- [Task instructions]
Line by line, repeat the data below exactly, beginning at the first line and ending at the line with "(217,65.5) -- (217,778);". Omit pictures.
-- begin --
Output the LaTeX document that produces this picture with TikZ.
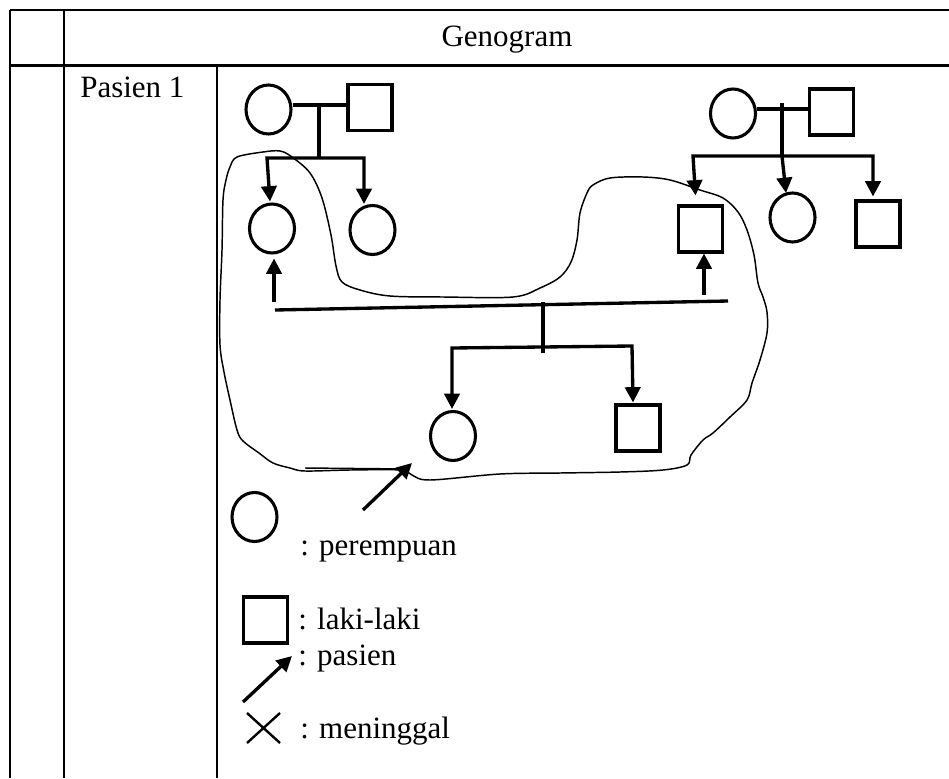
\documentclass[tikz,border=0pt]{standalone}
\usepackage{fontspec}
\setmainfont{Liberation Serif}
\usetikzlibrary{arrows.meta,shapes.geometric,calc}
\begin{document}
\begin{tikzpicture}[x=0.75pt,y=-0.75pt,
  grid/.style={line width=1.7pt},
  person/.style={draw, line width=2.3pt, inner sep=0pt},
  fem/.style={person, ellipse, minimum width=33.75pt, minimum height=36.75pt},
  male/.style={person, rectangle, minimum width=33pt, minimum height=34.5pt},
  rel/.style={line width=2.5pt},
  kid/.style={line width=2.5pt, -{Triangle[length=11.5pt,width=11.5pt]}},
  kids/.style={line width=2.5pt, {Triangle[length=11.5pt,width=11.5pt]}-{Triangle[length=11.5pt,width=11.5pt]}},
  contour/.style={line width=1.1pt, line join=round},
  txt/.style={inner sep=0pt, font=\fontsize{23.25}{28}\selectfont},
  lbl/.style={txt, anchor=base west}]
\useasboundingbox (0,0) rectangle (949,778);

% table rules
\draw[grid] (10,10) -- (949,10);
\draw[grid] (10,65.5) -- (949,65.5);
\draw[grid] (10,10) -- (10,778);
\draw[grid] (64,10) -- (64,778);
\draw[grid] (217,65.5) -- (217,778);

\node[txt, anchor=base] (title) at (507,46) {Genogram};
\node[lbl] (pasien) at (80,97) {Pasien 1};

% mother's side
\node[fem]  (GM1) at (268.5,109.5) {};
\node[male] (GF1) at (370,107.5) {};
\node[fem]  (M)   at (272,228.5) {};
\node[fem]  (A1)  at (372.5,230) {};

% father's side
\node[fem]  (GM2) at (733,113.5) {};
\node[male] (GF2) at (831.5,112) {};
\node[male] (F)   at (700.5,229) {};
\node[fem]  (A2)  at (792.5,217.5) {};
\node[male] (U2)  at (878,224) {};

% children
\node[fem]  (D) at (453,436) {};
\node[male] (S) at (638,428) {};

% family of the mother
\coordinate (m1) at (319,105);
\coordinate (s1) at (319,158);
\coordinate (b1l) at (267,158);
\coordinate (b1r) at (364,158);
\draw[rel] (GM1.east |- m1) -- (GF1.west |- m1);
\draw[rel] (m1) -- (s1);
\draw[kids] ($(M.north)+(-2,-1)$) -- (b1l) -- (b1r) -- (b1r |- A1.north);

% family of the father
\coordinate (m2) at (782,109);
\coordinate (t2) at (782,103);
\coordinate (s2) at (782,156);
\coordinate (b2l) at (693,156);
\coordinate (b2r) at (873,156);
\draw[rel] (GM2.east |- m2) -- (GF2.west |- m2);
\draw[rel] (t2) -- (s2);
\draw[kids] ($(F.north)+(-5,-9)$) -- (b2l) -- (b2r) -- ($(U2.north)+(-5,-3)$);
\draw[kid] (s2) -- ($(A2.north)+(-6.5,1.5)$);

% parents' union
\coordinate (pl) at (275,310);
\coordinate (pr) at (728,301);
\coordinate (um) at (274,302);
\coordinate (uf) at (704,295);
\draw[rel] (pl) -- (pr);
\draw[kid] (um) -- ($(M.south)+(2,4)$);
\draw[kid] (uf) -- ($(F.south)+(3.5,0)$);

% their children
\coordinate (c0) at (543,302);
\coordinate (c1) at (543,353);
\coordinate (b3l) at (452,348);
\coordinate (b3r) at (632,346);
\draw[rel] (c0) -- (c1);
\draw[kids] ($(D.north)+(-1,-1)$) -- (b3l) -- (b3r) -- ($(S.north)+(-5,-1)$);

% household outline
\draw[contour] plot[smooth cycle, tension=0.55] coordinates {
  (230,167) (237,157) (263,152) (280,151) (292,157) (310,173) (322,198)
  (331,235) (336,266) (342,282) (360,290) (390,296) (443,297) (513,297)
  (540,288) (560,277) (571,262) (577,240) (580,213) (587,193) (593,185)
  (610,178) (643,177) (670,180) (700,190) (723,198) (738,212) (747,230)
  (754,255) (758,283) (763,297) (767,312) (767,333) (760,360) (752,383)
  (747,400) (730,417) (713,433) (703,440) (691,455) (687,465) (663,470)
  (620,472) (560,473) (500,474) (430,480) (412,475) (400,470) (350,470)
  (305,471) (290,468) (273,463) (259,453) (243,441) (237,430) (230,400)
  (224,372) (220,345) (220,300) (222,250) (223,200) (226,180)};
\draw[contour] (305,468) -- (408,469);

% index person
\coordinate (pa0) at (363,510);
\coordinate (pa1) at (412,463);
\draw[kid] (pa0) -- (pa1);

% key
\node[fem]  (LF) at (254.5,517) {};
\node[lbl]  (tLF) at (300,555) {: perempuan};
\node[male] (LM) at (265.5,620) {};
\node[lbl]  (tLM) at (298,629) {: laki-laki};
\coordinate (la0) at (243,702);
\coordinate (la1) at (292,656);
\draw[kid] (la0) -- (la1);
\node[lbl]  (tLA) at (298,665) {: pasien};
\coordinate (x1) at (247,713);
\coordinate (x2) at (280,743);
\coordinate (x3) at (247,743);
\coordinate (x4) at (280,713);
\draw[line width=1.8pt] (x1) -- (x2) (x3) -- (x4);
\node[lbl]  (tLX) at (300,738) {: meninggal};
\end{tikzpicture}
\end{document}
-- end --
- [Task answer]
Output the LaTeX document that produces this picture with TikZ.
\documentclass[tikz,border=0pt]{standalone}
\usepackage{fontspec}
\setmainfont{Liberation Serif}
\usetikzlibrary{arrows.meta,shapes.geometric,calc}
\begin{document}
\begin{tikzpicture}[x=0.75pt,y=-0.75pt,
  grid/.style={line width=1.7pt},
  person/.style={draw, line width=2.3pt, inner sep=0pt},
  fem/.style={person, ellipse, minimum width=33.75pt, minimum height=36.75pt},
  male/.style={person, rectangle, minimum width=33pt, minimum height=34.5pt},
  rel/.style={line width=2.5pt},
  kid/.style={line width=2.5pt, -{Triangle[length=11.5pt,width=11.5pt]}},
  kids/.style={line width=2.5pt, {Triangle[length=11.5pt,width=11.5pt]}-{Triangle[length=11.5pt,width=11.5pt]}},
  contour/.style={line width=1.1pt, line join=round},
  txt/.style={inner sep=0pt, font=\fontsize{23.25}{28}\selectfont},
  lbl/.style={txt, anchor=base west}]
\useasboundingbox (0,0) rectangle (949,778);

% table rules
\draw[grid] (10,10) -- (949,10);
\draw[grid] (10,65.5) -- (949,65.5);
\draw[grid] (10,10) -- (10,778);
\draw[grid] (64,10) -- (64,778);
\draw[grid] (217,65.5) -- (217,778);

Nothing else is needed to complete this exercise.